::: MATERIAL PROVIDED :::

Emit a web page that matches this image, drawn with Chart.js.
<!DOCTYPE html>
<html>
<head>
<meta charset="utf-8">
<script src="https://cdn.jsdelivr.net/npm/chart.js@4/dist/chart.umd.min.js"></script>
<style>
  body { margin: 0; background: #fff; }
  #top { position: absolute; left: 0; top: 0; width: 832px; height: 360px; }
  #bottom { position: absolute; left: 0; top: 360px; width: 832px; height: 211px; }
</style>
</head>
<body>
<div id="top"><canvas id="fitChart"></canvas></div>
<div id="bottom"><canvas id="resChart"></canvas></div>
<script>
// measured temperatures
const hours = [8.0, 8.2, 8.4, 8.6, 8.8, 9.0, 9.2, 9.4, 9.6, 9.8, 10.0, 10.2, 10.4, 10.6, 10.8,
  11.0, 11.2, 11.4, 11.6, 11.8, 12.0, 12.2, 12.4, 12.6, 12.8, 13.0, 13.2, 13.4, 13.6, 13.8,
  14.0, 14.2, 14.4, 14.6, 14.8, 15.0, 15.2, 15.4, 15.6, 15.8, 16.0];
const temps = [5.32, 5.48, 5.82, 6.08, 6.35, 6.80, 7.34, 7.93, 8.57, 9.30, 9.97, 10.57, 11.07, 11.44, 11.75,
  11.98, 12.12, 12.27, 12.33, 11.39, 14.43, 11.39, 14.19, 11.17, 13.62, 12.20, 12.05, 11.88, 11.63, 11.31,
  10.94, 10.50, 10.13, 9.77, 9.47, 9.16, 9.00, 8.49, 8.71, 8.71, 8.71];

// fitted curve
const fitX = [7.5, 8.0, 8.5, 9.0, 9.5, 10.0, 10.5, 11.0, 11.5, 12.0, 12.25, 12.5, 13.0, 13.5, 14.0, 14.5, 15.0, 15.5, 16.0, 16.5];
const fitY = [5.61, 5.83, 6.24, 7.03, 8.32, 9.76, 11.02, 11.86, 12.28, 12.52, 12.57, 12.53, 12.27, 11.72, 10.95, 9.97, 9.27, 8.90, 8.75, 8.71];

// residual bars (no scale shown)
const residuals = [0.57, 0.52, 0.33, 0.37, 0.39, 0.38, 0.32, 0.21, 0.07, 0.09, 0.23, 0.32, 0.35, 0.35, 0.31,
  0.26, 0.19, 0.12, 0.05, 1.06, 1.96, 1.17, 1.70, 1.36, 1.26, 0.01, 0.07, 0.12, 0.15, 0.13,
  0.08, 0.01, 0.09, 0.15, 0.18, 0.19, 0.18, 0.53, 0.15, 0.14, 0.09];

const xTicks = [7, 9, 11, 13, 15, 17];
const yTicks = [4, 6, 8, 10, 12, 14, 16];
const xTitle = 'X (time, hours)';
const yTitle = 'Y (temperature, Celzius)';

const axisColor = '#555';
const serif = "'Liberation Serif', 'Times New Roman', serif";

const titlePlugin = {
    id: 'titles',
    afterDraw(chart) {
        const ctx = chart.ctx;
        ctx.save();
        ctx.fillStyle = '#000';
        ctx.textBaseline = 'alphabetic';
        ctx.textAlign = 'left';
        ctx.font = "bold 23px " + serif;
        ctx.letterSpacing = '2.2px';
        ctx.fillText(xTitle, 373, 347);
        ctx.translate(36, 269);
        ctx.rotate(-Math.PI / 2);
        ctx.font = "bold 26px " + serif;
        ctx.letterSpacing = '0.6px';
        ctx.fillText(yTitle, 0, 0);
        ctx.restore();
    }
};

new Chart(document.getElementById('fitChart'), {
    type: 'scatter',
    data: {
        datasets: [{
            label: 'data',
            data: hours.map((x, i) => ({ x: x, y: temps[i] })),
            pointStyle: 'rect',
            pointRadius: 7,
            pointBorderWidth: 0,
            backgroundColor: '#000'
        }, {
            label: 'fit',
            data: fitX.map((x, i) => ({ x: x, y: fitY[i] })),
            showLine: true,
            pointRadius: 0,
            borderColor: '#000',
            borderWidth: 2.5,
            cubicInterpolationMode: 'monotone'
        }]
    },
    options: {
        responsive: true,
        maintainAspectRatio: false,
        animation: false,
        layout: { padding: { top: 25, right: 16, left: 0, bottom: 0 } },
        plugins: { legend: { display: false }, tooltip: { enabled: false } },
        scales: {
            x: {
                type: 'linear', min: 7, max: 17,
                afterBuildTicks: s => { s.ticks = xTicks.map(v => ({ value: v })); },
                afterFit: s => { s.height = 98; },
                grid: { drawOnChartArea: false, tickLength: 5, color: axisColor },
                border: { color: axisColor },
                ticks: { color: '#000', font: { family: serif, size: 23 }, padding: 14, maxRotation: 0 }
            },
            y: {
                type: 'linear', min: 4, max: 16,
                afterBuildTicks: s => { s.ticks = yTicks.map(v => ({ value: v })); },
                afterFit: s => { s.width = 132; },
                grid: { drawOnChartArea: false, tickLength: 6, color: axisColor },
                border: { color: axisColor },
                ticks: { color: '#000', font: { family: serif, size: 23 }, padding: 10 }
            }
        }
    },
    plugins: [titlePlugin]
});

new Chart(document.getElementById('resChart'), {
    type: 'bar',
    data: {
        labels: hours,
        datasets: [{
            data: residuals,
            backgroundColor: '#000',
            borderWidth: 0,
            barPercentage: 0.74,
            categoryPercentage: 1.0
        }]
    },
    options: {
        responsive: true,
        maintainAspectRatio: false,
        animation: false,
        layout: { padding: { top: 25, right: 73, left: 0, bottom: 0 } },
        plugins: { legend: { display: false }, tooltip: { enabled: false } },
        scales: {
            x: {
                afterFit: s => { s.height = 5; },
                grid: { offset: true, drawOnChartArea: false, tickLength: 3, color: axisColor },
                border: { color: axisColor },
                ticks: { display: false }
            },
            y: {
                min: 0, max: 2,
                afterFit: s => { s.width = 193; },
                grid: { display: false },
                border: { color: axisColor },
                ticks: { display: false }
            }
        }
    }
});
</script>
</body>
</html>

:::

→ **EXERCISE BRIEF**
Repeat, word for word, the lines from the opening of the material through the line containing "8.90, 8.75, 8.71];".

→ **WRITTEN RESPONSE**
Emit a web page that matches this image, drawn with Chart.js.
<!DOCTYPE html>
<html>
<head>
<meta charset="utf-8">
<script src="https://cdn.jsdelivr.net/npm/chart.js@4/dist/chart.umd.min.js"></script>
<style>
  body { margin: 0; background: #fff; }
  #top { position: absolute; left: 0; top: 0; width: 832px; height: 360px; }
  #bottom { position: absolute; left: 0; top: 360px; width: 832px; height: 211px; }
</style>
</head>
<body>
<div id="top"><canvas id="fitChart"></canvas></div>
<div id="bottom"><canvas id="resChart"></canvas></div>
<script>
// measured temperatures
const hours = [8.0, 8.2, 8.4, 8.6, 8.8, 9.0, 9.2, 9.4, 9.6, 9.8, 10.0, 10.2, 10.4, 10.6, 10.8,
  11.0, 11.2, 11.4, 11.6, 11.8, 12.0, 12.2, 12.4, 12.6, 12.8, 13.0, 13.2, 13.4, 13.6, 13.8,
  14.0, 14.2, 14.4, 14.6, 14.8, 15.0, 15.2, 15.4, 15.6, 15.8, 16.0];
const temps = [5.32, 5.48, 5.82, 6.08, 6.35, 6.80, 7.34, 7.93, 8.57, 9.30, 9.97, 10.57, 11.07, 11.44, 11.75,
  11.98, 12.12, 12.27, 12.33, 11.39, 14.43, 11.39, 14.19, 11.17, 13.62, 12.20, 12.05, 11.88, 11.63, 11.31,
  10.94, 10.50, 10.13, 9.77, 9.47, 9.16, 9.00, 8.49, 8.71, 8.71, 8.71];

// fitted curve
const fitX = [7.5, 8.0, 8.5, 9.0, 9.5, 10.0, 10.5, 11.0, 11.5, 12.0, 12.25, 12.5, 13.0, 13.5, 14.0, 14.5, 15.0, 15.5, 16.0, 16.5];
const fitY = [5.61, 5.83, 6.24, 7.03, 8.32, 9.76, 11.02, 11.86, 12.28, 12.52, 12.57, 12.53, 12.27, 11.72, 10.95, 9.97, 9.27, 8.90, 8.75, 8.71];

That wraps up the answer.